About here was the site of the hotel, now rebuilt into the Rangitaiki Hotel, and the road leading to it has been re-formed. The road at centre of the picture at the top right of this page has been retraced, and an over-grown cave-like depression in the hillside to the right of the upper track has been explored to show where a chimney vent was drilled through the rock roof. On top is the same old gum tree which was big in Opepe’s heydey.
How much more work will be done on the Opepe site is for the future to tell. Mr Hosking and his associates are eager to uncover the past, but are content in the meantime to ensure that their mapping is accurate. They know where the horse paddocks were, that crops were grown here, that this was the store and this the stockade, and more is yet to be confirmed.
Photo captions –
THE OPEPE ENGAGEMENT of 1869 is recorded on this signboard, erected by the National Historic Places Trust, at the entrance to the bush track leading to the graves of the cavalrymen who fell.
OPEPE TOWNSHIP in 1875. The hotel is the building at top right.
PIT-SAWN TIMBER used in the Opepe Hotel now forms part of the Rangitaiki Hotel. Mr K.J. Wilson, chairman of the Napier historical section, points to saw marks on the battens.
HOLDING THE 1875 PICTURE of Opepe, while standing on the plateau, is Mr R. M. Bell, leader of a party of Hawke’s Bay amateur historians who made a journey into history when they visited the Opepe site recently. The gum tree prominent in the picture at the top is shown again in this photograph. At left is Mr H. E. Phillips, chairman of the Hawke’s Bay regional committee of the Historic Places Trust, and in the centre is Mr K. J. Wilson.

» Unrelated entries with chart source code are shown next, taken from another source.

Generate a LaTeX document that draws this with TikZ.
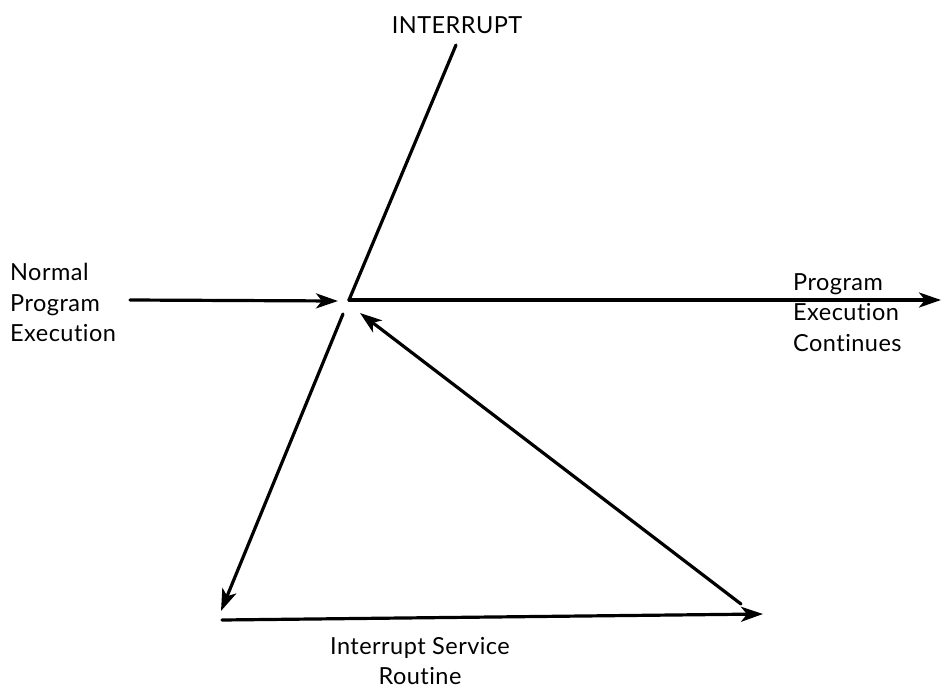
\documentclass[tikz,border=0pt]{standalone}
\usepackage{fontspec}
\setmainfont{Lato}[Ligatures=NoCommon,LetterSpace=2]
\usetikzlibrary{arrows.meta}
\begin{document}
\begin{tikzpicture}[x=1pt,y=-1pt,
  conn/.style={line width=3.2pt,line cap=round},
  arr/.style={conn,-{Stealth[length=22pt,width=15pt,inset=6pt]}},
  lbl/.style={font=\fontsize{23.5}{30.5}\selectfont,inner sep=0pt,align=left}]
\useasboundingbox (0,0) rectangle (943,691);
% coordinates
\coordinate (itop) at (456,45);
\coordinate (ic) at (349,300);
\coordinate (pend) at (941,300);
\coordinate (nstart) at (130,300);
\coordinate (nend) at (338,301);
\coordinate (dstart) at (343,314);
\coordinate (dend) at (221,611);
\coordinate (bstart) at (222,620);
\coordinate (bend) at (763,614);
\coordinate (rstart) at (741,604);
\coordinate (rend) at (360,313);
% labels
\node[lbl,anchor=base] (intr) at (457,33) {INTERRUPT};
\node[lbl,anchor=north west] (npe) at (10,263) {Normal\\Program\\Execution};
\node[lbl,anchor=north west] (pec) at (793,273) {Program\\Execution\\Continues};
\node[lbl,anchor=north,align=center] (isr) at (420,637) {Interrupt Service\\Routine};
% connectors
\draw[conn] (itop) -- (ic);
\draw[arr] (ic) -- (pend);
\draw[arr] (nstart) -- (nend);
\draw[arr] (dstart) -- (dend);
\draw[arr] (bstart) -- (bend);
\draw[arr] (rstart) -- (rend);
\end{tikzpicture}
\end{document}
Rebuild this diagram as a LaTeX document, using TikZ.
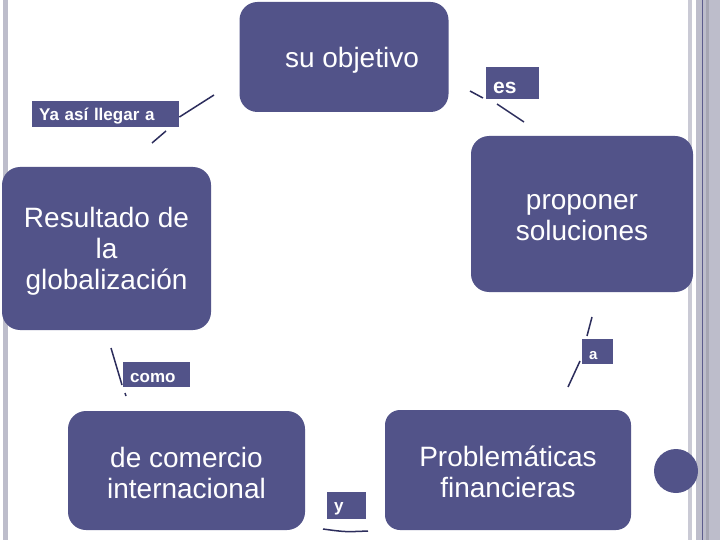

SACRED TO THE MEMORY of the men who fell at Opepe are these graves, well maintained in a sheltered bush clearing.
LEFT: Hawke’s Bay students of history who visited Opepe recently walk along the bush track to the graves. BELOW: Gathered to hear Mr Trevor Hosking, of Taupo, give an on-the-spot identification of what was at Opepe once. RIGHT: The totara trough, used by the Armed Constabulary horses when Opepe was in its heyday.